Tuesday, 15 January 2013

Twitter-inspired... thoughts on teaching

I joined Twitter in July 2012.  I'd been wondering for a while if it would help me to stay up to date with bands I like, football scores and other such frippery and, indeed, it did.  What I did not foresee was the power of the 'Tweachers' (still not sure I actually like that term) and the multiplicity of blogs, resources and educational tweeting (twittering?) that I would discover.

So, I thought I should have a go.  I'm in the fourth year of my reincarnation as a classroom teacher.  I did six years back in the '90s before heading back to university for some further study and research, a spell as a part-time university teacher, and some short-term educational support roles.  In the last of these, a mentoring post in North Somerset, I found myself gravitating more often than I should towards the English Department...  and so here I am, back in the classroom and wondering what my next step might be.

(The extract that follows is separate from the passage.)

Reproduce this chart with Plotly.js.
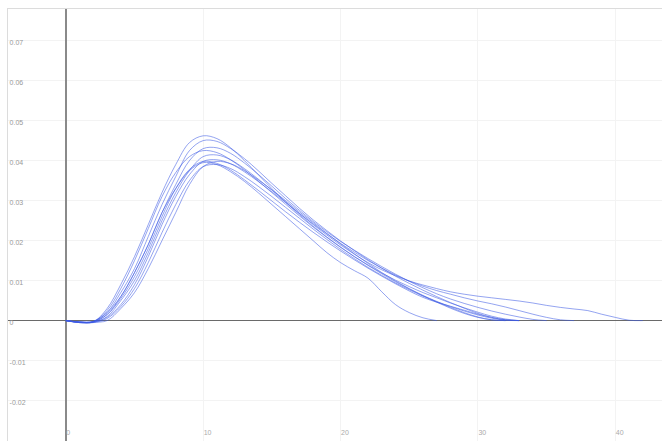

I'm going to start with what being an English teacher means to me.  It seems a sensible and safe beginning and may actually help me to tease out why I do what I do.  It is a question I ask more often than I'd like at the moment.

English teaching means reading and writing and sharing and laughing.  It means putting myself on the line at times - as my students put themselves at risk - and exposing my likes and dislikes, my attempts at creative writing along with my students who get to give me feedback and learn what it feels like to comment on someone else's work, someone they might not expect to be able to question or criticise.  It means sharing my belief that words are the key to a future we might choose, rather than one which is chosen for us.  It means smiling as students begin to believe in themselves as writers, witnessing them pushing against boundaries that, for one reason or another, they perceive even when I don't want those boundaries in the classroom.

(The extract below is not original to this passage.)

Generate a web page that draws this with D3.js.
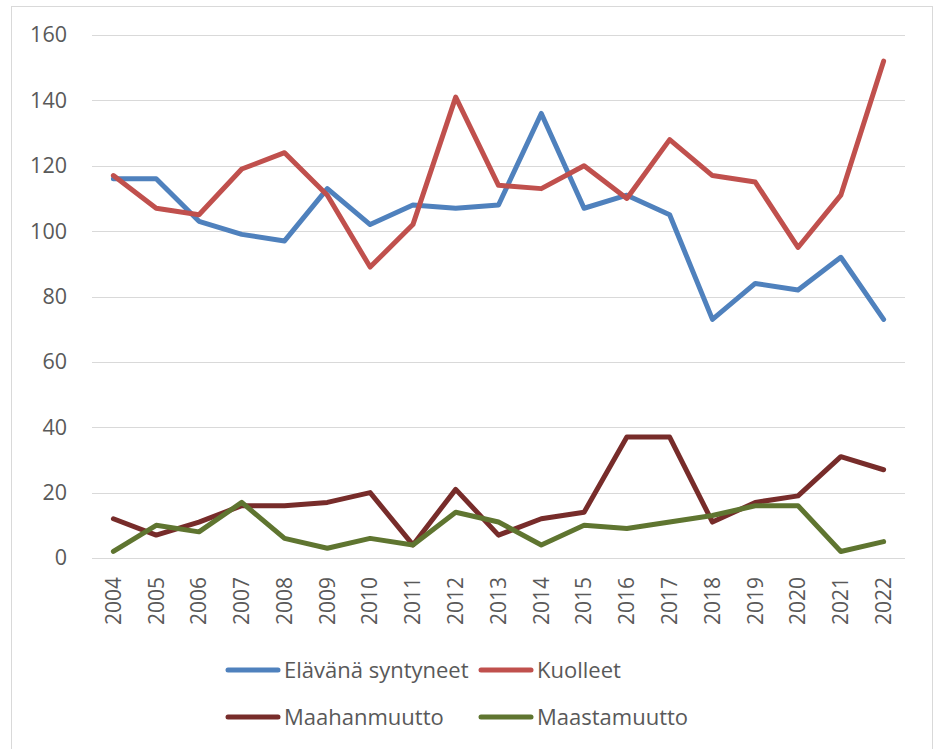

To be an English teacher, for me, is to delight especially in poetry in the classroom.  It's my favourite part of the job.  When students start to understand the beauty of correlations between content and form, moving beyond a 'poetry is a difficult riddle and I'll never get it' state of mind, I feel the buzz in the air.  It was there today, with Year 11... 

And yet, at times, to be an English teacher feels restrictive and manipulated.  The marking makes me want to cry.  I hate the Assessment Objectives and the hoop-jumping, box-ticking requirements which seem so unnatural, so in opposition to what I feel about my subject.

This has been more of a splurge than a blog.  Not quite a 'barbaric yawp' perhaps but not entirely what I thought it would be when I re-opened my blog and thought about using it to join the Twittersphere of teacher-bloggers.  Perhaps I'll get better.  Perhaps this is me.  Perhaps I'll just stop.  For now though, this is it.